Now we are back to flying by the seat of our pants with the rest of our life... the good news is, we received a call from the detective working on Chris's background investigation and he informed us we should know if we got hired by the end of August. We are hoping everything works out. And on another positive note, a family is very interested in our house and is coming to look at it tonight. So cross your fingers for us. There is hope yet.

6 comments:

Shelby said...

Oh, Jenny. I can't believe you've had to go through all of this. JG has given me a few updates along the way, but I hadn't heard that the baby looks good now. That is such a miracle!

I'll plan on bringing dinner sometime next week, and this time I won't bring anymore vinegar-smelling stuff--how dumb am I to bring that to a nauseated pregnant lady?!!

Please call to let me know if there's anything else you need!

Kendra said...

Oh, I'm so glad everything is okay. You will be in our prayers.

Mrs. B said...

I am so glad you are home. I have been so worried about you. I will pray that everything works out well.

tricki_nicki said...

Yikes Jen. I'm so sad I didn't get to see you while you were here...but it sounds like you maybe had a few things to contend with.

I love you girl, and hope everything smooths out for you in the NEAR future. Big hugs.
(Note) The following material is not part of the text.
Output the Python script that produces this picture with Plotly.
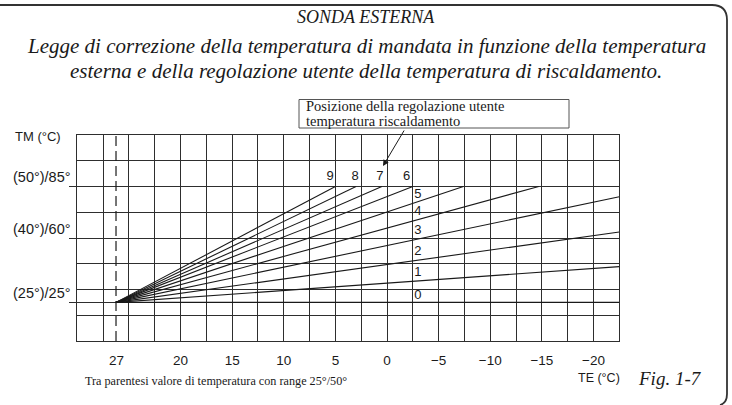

Jen, Dave, Reagan and Matthew said...

oh my gosh I'm so glad you are doing well. and that your baby is okay. Dave and I have been out of touch because our internet sucks but we will be talking to you soon I'm sure. Just to check in :-)

Jenny said...

Hey I am so happy to have you back and as soon as I get my lie back I will be down. I know as I read this it touched my heart and all the thoughts you think are crazy but you think them and then you know it will all work out. It does and you just learn to live day by day. I love you tons and know that we were brought together by heavenly father. You have blessed my life so much.